5.5 Analysing Contact Maps Predicted With Bayesian Framework
In the following I will analyse the predictions from the Bayesian model utilizing a three component Gaussian mixture for the coupling prior and pseudo-likelihood couplings to approximate the regularized likelihood of sequences. While the posterior probabilties for contacts are used as predictions it is also worth having a look at the likelihood of contacts, given by eq. (5.14), to dissect the effect of likelihood and prior on the posterior. Figure 5.11 compares the precision of predictions in form of the posterior probabilities and the log likelihoods for a contact. It can be found, that the log likelihood has worse predictive performance than the heuristic contact score computed from pseudo-likelihood couplings.
Protein 1c75A00 has length L=71 and 28078 sequences in the alignment and is among the proteins with the highest number of effective sequences (Neff=16808 > 95th percentile). The mean precision of top ranked predictions for this protein reflects the ranking of methods in the overal benchmark. The Bayesian posterior probabilities achieve comparable performance as the heuristic pseudo-likelihood contact score computed as the APC corrected Frobenius norm of the pseudo-likelihood couplings (see Appendix Figure G.18. The random forest model trained on both sequence features and the pseudo-likelihood contact score achieves the highest precision for the top L=71 contacts.

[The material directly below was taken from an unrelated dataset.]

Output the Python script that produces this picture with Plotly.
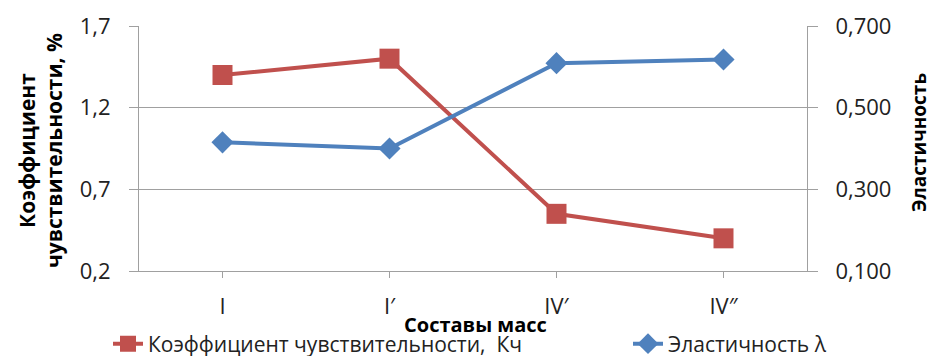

It is remarkable to see that top 25 (=0.35L) predictions are correct. The predictions offered by the log likelihood of contacts give slightly worse results than the prediction given by the Bayesian posterior probabilities.
Figure 5.12 shows contact maps predicted from the posterior probabilites of contacts, the log likelihood of contacts and the random forest models trained only on sequence features and trained on both sequence features and the pseudo-likelihood contact score. The latter model predicts the 14 (=L/5) highest scoring contacts correctly which was already revealed in the benchmark plot for protein 1c75A00. The simple random forest model trained only on sequence features predicts many similar contacts but also makes three false positive predictions. One of the incorrect predictions (i=27, j=7) receives a high log likelihood in the Bayesian model and is consequently also a false positive predicted by the full Bayesian model. It can be observed that the Bayesian posterior probabilities for contacts are generally higher than the probabilities made by the random forest models. A more quantitaive comparison of the probabilities for contacts given by the random forest and the Bayesian model is given in Appendix Figure G.20.
The ranking of predicted contacts according to the probabilities is rather different for the random forest and the Bayesian model (see Appendix Figure G.19). A straightforward possibility to improve overal contact prediction accuracy is to train another random forest model based on sequence features as well as the heuristic pseudo-likelihood contact score and the Bayesian posterior probabilities. However, the random forest model trained on both contact prediction methods does not improve over the random forest model trained only on one of the scores (see Figure 5.13). The same observation has been made for combining the heuristic scores from pseudo-likelihood couplings and contrastive divergence couplings as described in section 4.4.